WHAT THE TASK REQUIRES: Transcribe the records below in full; pictures stay out of the copy.

Records with drawing code
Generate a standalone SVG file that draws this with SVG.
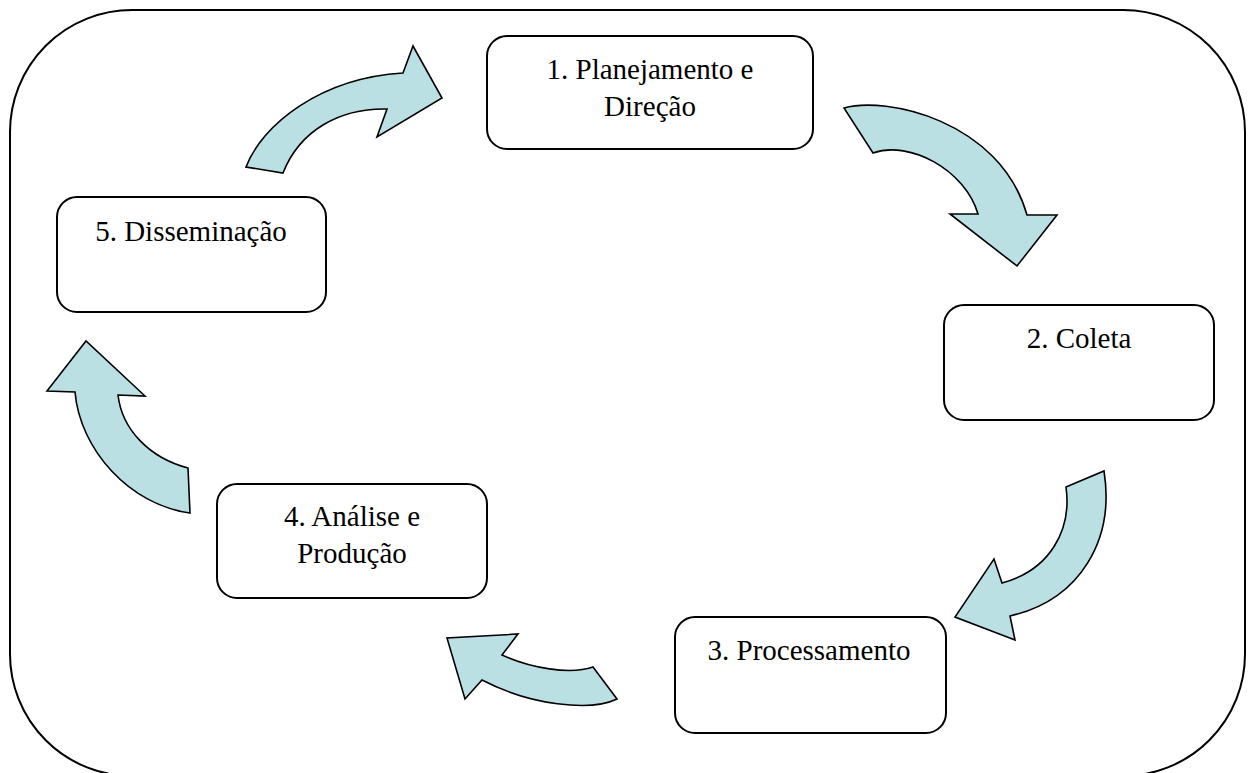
<svg xmlns="http://www.w3.org/2000/svg" width="1249" height="773" viewBox="0 0 1249 773">
  <style>
    .frame { fill: #ffffff; stroke: #000000; stroke-width: 2; }
    .box { fill: #ffffff; stroke: #000000; stroke-width: 2; }
    .label { font-family: "Liberation Serif", "Times New Roman", serif; font-size: 29px; fill: #000000; text-anchor: middle; }
    .arrow { fill: #BBE0E3; stroke: #000000; stroke-width: 1.6; stroke-linejoin: miter; }
  </style>

  <rect width="1249" height="773" fill="#ffffff"/>
  <!-- outer rounded frame -->
  <rect class="frame" x="10" y="10" width="1235" height="766" rx="122" ry="122"/>

  <!-- curved block arrows linking the stages -->
  <g id="connectors">
    <path class="arrow" d="M246,167 C262,125 320,78 403,73 L413,46 L442,98 L377,137 L387,109 C340,108 300,130 283,173 Z"/>
    <path class="arrow" d="M844,108 C885,96 1000,120 1027,215 L1057,215 L1017,266 L950,214 L978,214 C965,170 910,140 873,153 Z"/>
    <path class="arrow" d="M1104,471 C1115,540 1080,600 1010,616 L1015,640 L955,617 L994,559 L1002,583 C1050,570 1072,530 1066,487 Z"/>
    <path class="arrow" d="M593,667 L617,699 C590,712 530,705 482,680 L465,699 L447,638 L518,634 L502,655 C530,668 570,675 593,667 Z"/>
    <path class="arrow" d="M190,513 L188,468 C150,458 122,430 118,395 L145,396 L86,341 L47,391 L75,392 C80,450 130,505 190,513 Z"/>
  </g>

  <g id="node1">
    <rect class="box" x="487" y="36" width="326" height="113" rx="20" ry="20"/>
    <text class="label" x="650" y="79">1. Planejamento e</text>
    <text class="label" x="650" y="116">Direção</text>
  </g>

  <g id="node2">
    <rect class="box" x="944" y="305" width="270" height="115" rx="20" ry="20"/>
    <text class="label" x="1079" y="348">2. Coleta</text>
  </g>

  <g id="node3">
    <rect class="box" x="675" y="617" width="271" height="116" rx="20" ry="20"/>
    <text class="label" x="809" y="660">3. Processamento</text>
  </g>

  <g id="node4">
    <rect class="box" x="217" y="484" width="270" height="114" rx="20" ry="20"/>
    <text class="label" x="352" y="526">4. Análise e</text>
    <text class="label" x="352" y="563">Produção</text>
  </g>

  <g id="node5">
    <rect class="box" x="57" y="197" width="269" height="115" rx="20" ry="20"/>
    <text class="label" x="191" y="241">5. Disseminação</text>
  </g>
</svg>
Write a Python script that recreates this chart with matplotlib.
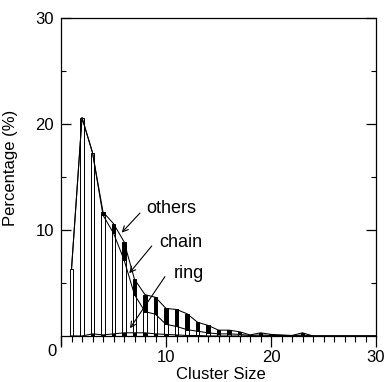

REPLY TO THE EXERCISE:
Generate a standalone SVG file that draws this with SVG.
<svg xmlns="http://www.w3.org/2000/svg" width="1249" height="773" viewBox="0 0 1249 773">
  <style>
    .frame { fill: #ffffff; stroke: #000000; stroke-width: 2; }
    .box { fill: #ffffff; stroke: #000000; stroke-width: 2; }
    .label { font-family: "Liberation Serif", "Times New Roman", serif; font-size: 29px; fill: #000000; text-anchor: middle; }
    .arrow { fill: #BBE0E3; stroke: #000000; stroke-width: 1.6; stroke-linejoin: miter; }
  </style>

  <rect width="1249" height="773" fill="#ffffff"/>
  <!-- outer rounded frame -->
  <rect class="frame" x="10" y="10" width="1235" height="766" rx="122" ry="122"/>

  <!-- curved block arrows linking the stages -->
  <g id="connectors">
    <path class="arrow" d="M246,167 C262,125 320,78 403,73 L413,46 L442,98 L377,137 L387,109 C340,108 300,130 283,173 Z"/>
    <path class="arrow" d="M844,108 C885,96 1000,120 1027,215 L1057,215 L1017,266 L950,214 L978,214 C965,170 910,140 873,153 Z"/>
    <path class="arrow" d="M1104,471 C1115,540 1080,600 1010,616 L1015,640 L955,617 L994,559 L1002,583 C1050,570 1072,530 1066,487 Z"/>
    <path class="arrow" d="M593,667 L617,699 C590,712 530,705 482,680 L465,699 L447,638 L518,634 L502,655 C530,668 570,675 593,667 Z"/>
    <path class="arrow" d="M190,513 L188,468 C150,458 122,430 118,395 L145,396 L86,341 L47,391 L75,392 C80,450 130,505 190,513 Z"/>
  </g>

  <g id="node1">
    <rect class="box" x="487" y="36" width="326" height="113" rx="20" ry="20"/>
    <text class="label" x="650" y="79">1. Planejamento e</text>
    <text class="label" x="650" y="116">Direção</text>
  </g>

  <g id="node2">
    <rect class="box" x="944" y="305" width="270" height="115" rx="20" ry="20"/>
    <text class="label" x="1079" y="348">2. Coleta</text>
  </g>

  <g id="node3">
    <rect class="box" x="675" y="617" width="271" height="116" rx="20" ry="20"/>
    <text class="label" x="809" y="660">3. Processamento</text>
  </g>

  <g id="node4">
    <rect class="box" x="217" y="484" width="270" height="114" rx="20" ry="20"/>
    <text class="label" x="352" y="526">4. Análise e</text>
    <text class="label" x="352" y="563">Produção</text>
  </g>

  <g id="node5">
    <rect class="box" x="57" y="197" width="269" height="115" rx="20" ry="20"/>
    <text class="label" x="191" y="241">5. Disseminação</text>
  </g>
</svg>
Write a Python script that recreates this chart with matplotlib.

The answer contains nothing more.